WORK TO COMPLETE:
Leaving out all pictures, copy exactly the lines from the one containing "What D3.js code" down to the one containing "var svgHeight = 428;", both of them included.

STORED DATA:
--- Begin ---

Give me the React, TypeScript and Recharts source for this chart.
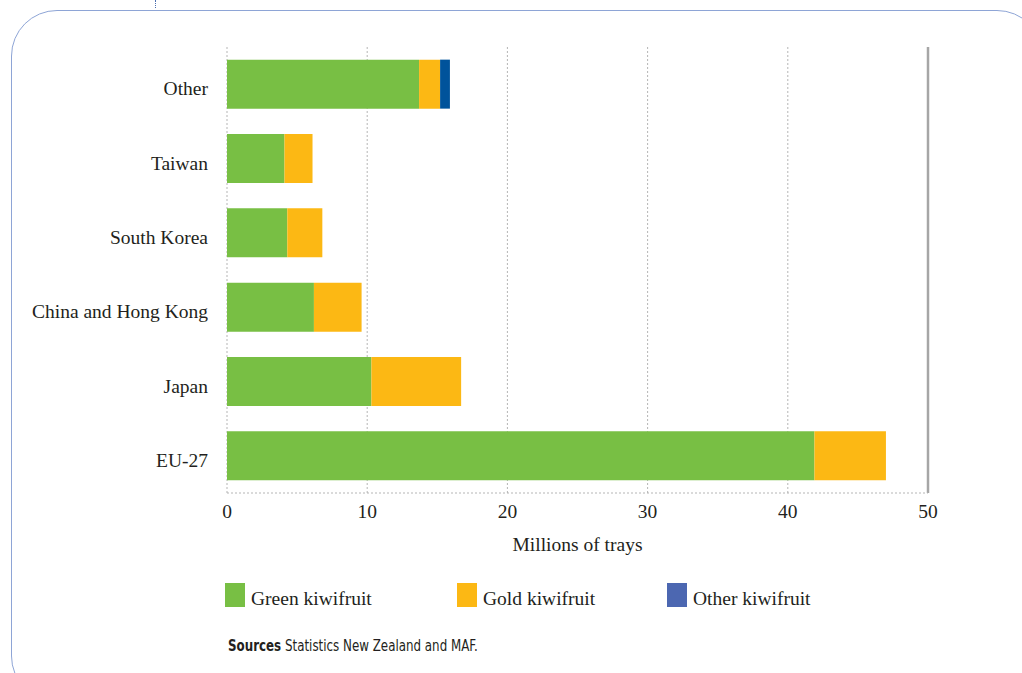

--- End ---
--- Begin ---

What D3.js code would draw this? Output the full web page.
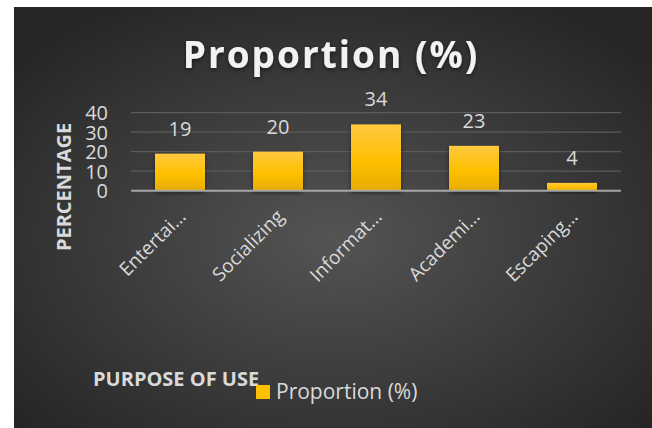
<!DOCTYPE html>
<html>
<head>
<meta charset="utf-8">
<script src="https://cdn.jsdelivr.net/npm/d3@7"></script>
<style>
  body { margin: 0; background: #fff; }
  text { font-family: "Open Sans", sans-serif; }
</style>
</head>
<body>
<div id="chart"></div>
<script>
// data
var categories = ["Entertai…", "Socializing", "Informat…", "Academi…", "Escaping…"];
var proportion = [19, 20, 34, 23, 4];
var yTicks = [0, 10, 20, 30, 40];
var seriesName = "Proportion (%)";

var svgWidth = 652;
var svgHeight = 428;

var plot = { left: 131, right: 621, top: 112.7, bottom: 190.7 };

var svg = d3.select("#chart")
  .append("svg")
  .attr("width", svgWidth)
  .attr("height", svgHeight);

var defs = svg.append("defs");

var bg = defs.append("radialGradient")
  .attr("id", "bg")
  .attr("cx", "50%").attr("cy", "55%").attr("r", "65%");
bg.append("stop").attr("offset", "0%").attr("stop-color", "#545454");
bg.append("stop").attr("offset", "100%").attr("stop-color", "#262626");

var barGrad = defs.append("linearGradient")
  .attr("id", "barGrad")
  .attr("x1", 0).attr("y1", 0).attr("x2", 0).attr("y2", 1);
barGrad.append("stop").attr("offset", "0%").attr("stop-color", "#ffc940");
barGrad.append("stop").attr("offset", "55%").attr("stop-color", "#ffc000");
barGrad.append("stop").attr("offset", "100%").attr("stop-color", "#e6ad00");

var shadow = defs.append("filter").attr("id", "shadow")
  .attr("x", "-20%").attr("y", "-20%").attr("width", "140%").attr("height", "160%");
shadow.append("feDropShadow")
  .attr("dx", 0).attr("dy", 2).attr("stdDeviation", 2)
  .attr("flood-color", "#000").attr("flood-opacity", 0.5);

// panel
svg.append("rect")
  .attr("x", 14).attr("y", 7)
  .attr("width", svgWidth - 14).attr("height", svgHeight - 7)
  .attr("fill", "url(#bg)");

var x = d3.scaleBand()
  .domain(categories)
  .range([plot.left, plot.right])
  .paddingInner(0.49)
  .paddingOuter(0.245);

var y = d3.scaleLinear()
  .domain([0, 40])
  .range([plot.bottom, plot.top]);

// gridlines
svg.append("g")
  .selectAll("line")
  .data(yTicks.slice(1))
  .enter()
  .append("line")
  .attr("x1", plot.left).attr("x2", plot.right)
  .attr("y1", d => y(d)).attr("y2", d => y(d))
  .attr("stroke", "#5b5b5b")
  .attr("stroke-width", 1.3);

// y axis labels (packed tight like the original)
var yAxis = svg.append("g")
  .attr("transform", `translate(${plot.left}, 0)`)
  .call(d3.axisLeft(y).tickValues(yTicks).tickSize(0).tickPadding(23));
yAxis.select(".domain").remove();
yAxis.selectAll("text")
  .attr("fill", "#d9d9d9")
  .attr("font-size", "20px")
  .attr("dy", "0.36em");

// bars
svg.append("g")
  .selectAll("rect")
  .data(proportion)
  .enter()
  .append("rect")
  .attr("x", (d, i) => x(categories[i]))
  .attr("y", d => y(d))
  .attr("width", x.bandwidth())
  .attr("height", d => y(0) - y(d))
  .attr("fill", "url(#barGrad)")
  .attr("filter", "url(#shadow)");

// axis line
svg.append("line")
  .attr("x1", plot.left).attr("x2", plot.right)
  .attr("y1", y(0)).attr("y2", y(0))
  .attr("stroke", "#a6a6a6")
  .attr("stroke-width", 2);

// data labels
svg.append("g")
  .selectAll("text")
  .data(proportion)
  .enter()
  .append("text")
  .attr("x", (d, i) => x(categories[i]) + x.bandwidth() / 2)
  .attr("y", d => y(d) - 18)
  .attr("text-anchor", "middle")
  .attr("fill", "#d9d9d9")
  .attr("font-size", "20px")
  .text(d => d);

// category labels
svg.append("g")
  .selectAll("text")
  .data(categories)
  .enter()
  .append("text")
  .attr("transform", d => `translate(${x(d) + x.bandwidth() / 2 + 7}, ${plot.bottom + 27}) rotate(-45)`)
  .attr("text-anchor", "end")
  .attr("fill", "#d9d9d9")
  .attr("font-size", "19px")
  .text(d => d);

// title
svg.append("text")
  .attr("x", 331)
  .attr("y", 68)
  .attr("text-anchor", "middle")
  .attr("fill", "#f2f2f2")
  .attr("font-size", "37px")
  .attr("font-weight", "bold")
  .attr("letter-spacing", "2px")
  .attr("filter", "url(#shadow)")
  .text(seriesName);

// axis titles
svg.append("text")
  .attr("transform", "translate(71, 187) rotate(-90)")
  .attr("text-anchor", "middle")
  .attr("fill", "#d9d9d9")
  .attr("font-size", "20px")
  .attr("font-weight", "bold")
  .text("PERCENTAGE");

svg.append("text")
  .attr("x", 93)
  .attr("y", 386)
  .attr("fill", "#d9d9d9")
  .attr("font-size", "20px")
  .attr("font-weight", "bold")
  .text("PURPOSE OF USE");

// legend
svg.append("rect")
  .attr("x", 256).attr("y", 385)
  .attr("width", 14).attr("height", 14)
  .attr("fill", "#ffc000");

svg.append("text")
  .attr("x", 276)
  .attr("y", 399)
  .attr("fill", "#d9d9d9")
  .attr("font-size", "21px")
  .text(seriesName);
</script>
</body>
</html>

--- End ---
--- Begin ---

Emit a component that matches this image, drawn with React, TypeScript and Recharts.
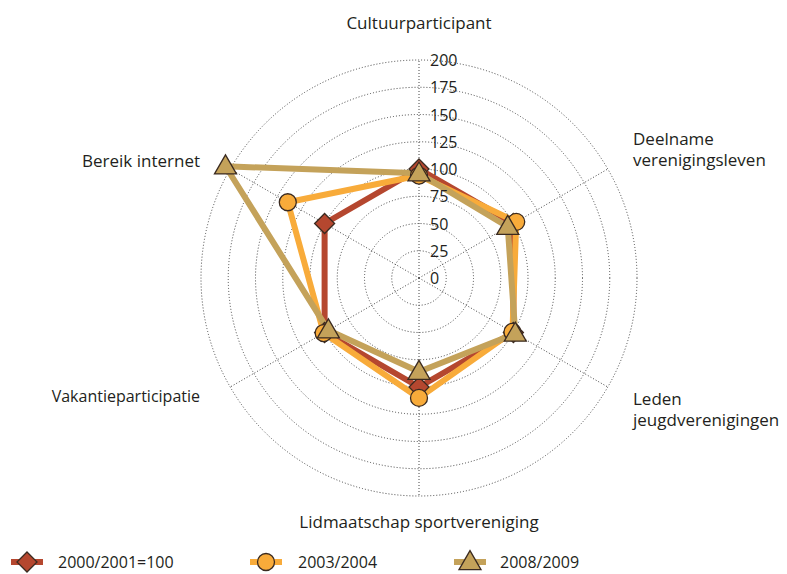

--- End ---

TASK ANSWER:
What D3.js code would draw this? Output the full web page.
<!DOCTYPE html>
<html>
<head>
<meta charset="utf-8">
<script src="https://cdn.jsdelivr.net/npm/d3@7"></script>
<style>
  body { margin: 0; background: #fff; }
  text { font-family: "Open Sans", sans-serif; }
</style>
</head>
<body>
<div id="chart"></div>
<script>
// data
var categories = ["Entertai…", "Socializing", "Informat…", "Academi…", "Escaping…"];
var proportion = [19, 20, 34, 23, 4];
var yTicks = [0, 10, 20, 30, 40];
var seriesName = "Proportion (%)";

var svgWidth = 652;
var svgHeight = 428;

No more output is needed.